Possible Methods of Trade Diversification During High Import Tariff Charging
Trade Diversification Rout During High Import Tariff Charging
Global trade has always been subject to fluctuations in political, economic, and regulatory environments. One of the most pressing challenges businesses face is the imposition of high import tariffs by countries aiming to protect their domestic industries. While these tariffs can increase the cost of goods and erode competitiveness, they also present opportunities for exporters and importers to diversify trade strategies. Diversification not only reduces dependency on single markets but also strengthens long-term resilience. Here are some effective methods for trade diversification during periods of high tariff impositions:
1. Market Diversification
When one market becomes cost-prohibitive due to tariffs, companies can explore alternative destinations with favorable trade conditions.
- Identify untapped markets in emerging economies where demand for products is rising.
- Use trade agreements such as Free Trade Agreements (FTAs) and regional blocs (e.g., ASEAN, Mercosur, African Continental Free Trade Area) to access tariff-free or low-tariff markets.
- Conduct market feasibility studies to evaluate cultural, legal, and consumer preferences before entering.

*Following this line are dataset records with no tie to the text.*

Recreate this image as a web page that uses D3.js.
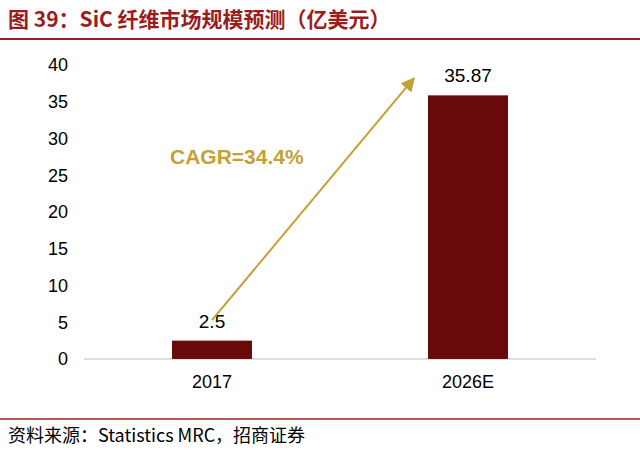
<!DOCTYPE html>
<html><head><meta charset="utf-8">
<script src="https://cdn.jsdelivr.net/npm/d3@7"></script>
<style>body{margin:0;background:#fff;font-family:Arial,"Liberation Sans","Noto Sans CJK SC",sans-serif}</style>
</head><body><div id="chart"></div>
<script>
var categories = ["2017", "2026E"];
var values = [2.5, 35.87];
var labels = ["2.5", "35.87"];
var yTicks = [0, 5, 10, 15, 20, 25, 30, 35, 40];

var svg = d3.select("#chart").append("svg").attr("width", 640).attr("height", 450);

svg.append("text").attr("x", 8).attr("y", 27)
    .style("font-family", "'Noto Sans CJK SC',sans-serif").style("font-size", "21px").style("font-weight", "bold")
    .attr("fill", "#9B1C1C").text("图 39：SiC 纤维市场规模预测（亿美元）");
svg.append("line").attr("x1", 0).attr("x2", 640).attr("y1", 39).attr("y2", 39)
    .attr("stroke", "#9B1C1C").attr("stroke-width", 2);

var x = d3.scaleBand().domain(categories).range([84, 596]).paddingInner(0.6875).paddingOuter(0.34375);
var y = d3.scaleLinear().domain([0, 40]).range([359, 65]);

svg.append("g").attr("transform", "translate(84,0)")
    .call(d3.axisLeft(y).tickValues(yTicks).tickSize(0).tickPadding(16))
    .call(function (g) { g.select(".domain").remove(); })
    .selectAll("text").style("font-size", "18px").style("font-family", "Arial,'Liberation Sans'").attr("fill", "#000");

svg.append("g").attr("transform", "translate(0,359)")
    .call(d3.axisBottom(x).tickSize(0).tickPadding(16))
    .call(function (g) { g.select(".domain").attr("stroke", "#bfbfbf").attr("d", "M84,0H596"); })
    .selectAll("text").style("font-size", "18px").style("font-family", "Arial,'Liberation Sans'").attr("fill", "#000");

svg.selectAll("rect.bar").data(values).enter().append("rect")
    .attr("x", function (d, i) { return x(categories[i]); })
    .attr("width", x.bandwidth())
    .attr("y", function (d) { return y(d); })
    .attr("height", function (d) { return y(0) - y(d); })
    .attr("fill", "#6B0A0A");

svg.selectAll("text.lbl").data(values).enter().append("text")
    .attr("x", function (d, i) { return x(categories[i]) + x.bandwidth() / 2; })
    .attr("y", function (d) { return y(d) - 13; })
    .attr("text-anchor", "middle").style("font-size", "19px").text(function (d, i) { return labels[i]; });

var gold = "#C5A034";
svg.append("defs").append("marker").attr("id", "ah").attr("viewBox", "0 0 10 10")
    .attr("refX", 9).attr("refY", 5).attr("markerWidth", 7).attr("markerHeight", 7).attr("orient", "auto")
    .append("path").attr("d", "M0,0L10,5L0,10z").attr("fill", gold);
svg.append("line")
    .attr("x1", x("2017") + x.bandwidth() / 2).attr("y1", y(5.3))
    .attr("x2", x("2026E") - 14).attr("y2", y(38.2))
    .attr("stroke", gold).attr("stroke-width", 2).attr("marker-end", "url(#ah)");
svg.append("text").attr("x", 170).attr("y", 164).attr("fill", gold)
    .style("font-size", "21px").style("font-weight", "bold").text("CAGR=34.4%");

svg.append("line").attr("x1", 0).attr("x2", 640).attr("y1", 419).attr("y2", 419)
    .attr("stroke", "#9B1C1C").attr("stroke-width", 1.5);
svg.append("text").attr("x", 8).attr("y", 442).style("font-size", "18px")
    .style("font-family", "'Noto Sans CJK SC',sans-serif").text("资料来源：Statistics MRC，招商证券");
</script></body></html>
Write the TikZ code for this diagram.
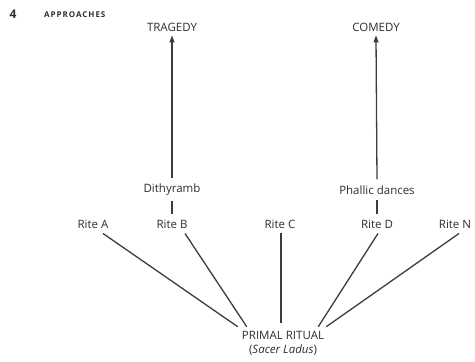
\documentclass[tikz,border=0pt]{standalone}
\usepackage{fontspec}
\setmainfont{Open Sans}
\usetikzlibrary{calc,arrows.meta}
\definecolor{ink}{HTML}{2E2E2E}
\definecolor{wire}{HTML}{3C3C3C}
\begin{document}
\begin{tikzpicture}[x=1pt,y=-1pt,
  lbl/.style={inner sep=0pt,text=ink,font=\fontsize{11.5}{13}\selectfont},
  conn/.style={draw=wire,line width=1.3pt},
  arr/.style={conn,-{Triangle[length=7pt,width=5pt]}}]
\useasboundingbox (0,0) rectangle (475,362);
\node[inner sep=0pt,text=ink,font=\bfseries\fontsize{12}{14}\selectfont] (num) at (13,14) {4};
\node[inner sep=0pt,anchor=west,text=ink,font=\bfseries\fontsize{8}{10}\selectfont\addfontfeatures{LetterSpace=12}] (head) at (44,15) {APPROACHES};
\node[lbl] (trag) at (172,27) {TRAGEDY};
\node[lbl] (com) at (376,27) {COMEDY};
\node[lbl] (dith) at (172,190) {Dithyramb};
\node[lbl] (phal) at (377,190) {Phallic dances};
\node[lbl] (ra) at (93,224) {Rite A};
\node[lbl] (rb) at (172,224) {Rite B};
\node[lbl] (rc) at (280,224) {Rite C};
\node[lbl] (rd) at (377,224) {Rite D};
\node[lbl] (rn) at (455,224) {Rite N};
\node[lbl,align=center] (pr) at (283,343) {PRIMAL RITUAL\\[1pt]({\itshape Sacer Ladus})};
\draw[arr] ($(dith.north)+(0,-6)$) -- ($(trag.south)+(0,4)$);
\draw[arr] ($(phal.north)+(0,-6)$) -- ($(com.south)+(0,4)$);
\draw[conn] ($(dith.south)+(0,5)$) -- ($(rb.north)+(0,-6)$);
\draw[conn] ($(phal.south)+(0,5)$) -- ($(rd.north)+(0,-6)$);
\draw[conn] ($(ra.south)+(10,5)$) -- ($(pr.north west)+(-4,-4)$);
\draw[conn] ($(rb.south)+(13,5)$) -- ($(pr.north west)+(5,-4)$);
\draw[conn] ($(rc.south)+(1,5)$) -- ($(rc.south)+(1,95)$);
\draw[conn] ($(rd.south)+(1,5)$) -- ($(pr.north east)+(-6,-4)$);
\draw[conn] ($(rn.south)+(4,5)$) -- ($(pr.north east)+(2,-4)$);
\end{tikzpicture}
\end{document}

2. Product Diversification
Relying on a single product line during tariff hikes can be risky. Companies should consider broadening their product portfolio to serve new customer segments.
- Adapt products to meet local standards and certifications in different regions.
- Develop value-added products (e.g., semi-processed or finished goods) instead of raw materials, which are often subjected to higher tariffs.
- Explore niche products with less tariff exposure, such as eco-friendly or technologically advanced goods.
3. Sourcing and Supply Chain Diversification
High import tariffs often apply to specific countries of origin. Businesses can restructure supply chains to minimize cost burdens.
- Shift sourcing to countries with lower tariffs or preferential trade status.
- Establish regional production hubs closer to target markets to avoid import duties altogether.
- Collaborate with third-party logistics providers to optimize freight routes and reduce landed costs.
4. Leveraging Regional and Bilateral Trade Agreements
Trade agreements play a crucial role in overcoming tariff challenges.
- Identify bilateral trade treaties where tariff concessions exist.
- Use rules of origin strategically—sourcing components from partner countries can help products qualify for reduced tariffs.
- Engage with export promotion councils and government bodies to maximize incentives offered under trade agreements.
5. Investment in Local Manufacturing or Joint Ventures
Instead of exporting directly, companies can invest in local production facilities within the target country or region.
- Set up joint ventures with local firms to bypass tariff barriers and gain access to established networks.
- Establish assembly units in tariff-heavy regions to import components instead of finished goods.
- Take advantage of tax incentives and subsidies offered by host countries to attract foreign investors.
6. Digital Trade and E-Commerce Platforms
With the rise of digital globalization, exporters can bypass some traditional barriers through online channels.
- Sell directly to consumers through cross-border e-commerce platforms, reducing reliance on importers.
- Use digital marketing strategies to target niche international buyers.
- Explore digital services exports such as consulting, design, or IT solutions, which are often outside the tariff regime.
7. Risk Management and Financial Hedging
High tariffs not only increase costs but also create uncertainty in trade flows. Businesses should adopt risk management strategies to remain financially stable.
- Use hedging instruments like forward contracts to manage currency fluctuations.
- Invest in insurance policies to protect against sudden regulatory changes.
- Develop scenario planning models to anticipate and prepare for policy shifts.
8. Collaboration with Trade Networks
Exporters and importers can strengthen resilience by engaging in trade clusters, chambers of commerce, and industry associations.
- Collaborate to lobby for tariff relaxations or preferential treatment.
- Share intelligence on new market opportunities and best practices.
- Participate in international trade fairs and exhibitions to expand buyer-seller connections beyond tariff-heavy zones.
Conclusion
High import tariffs can be disruptive, but they also serve as a catalyst for innovation and expansion. By diversifying markets, products, and supply chains while leveraging trade agreements, businesses can protect their competitiveness and even discover new growth opportunities. The key lies in being proactive, adaptive, and strategic in building a resilient international trade portfolio.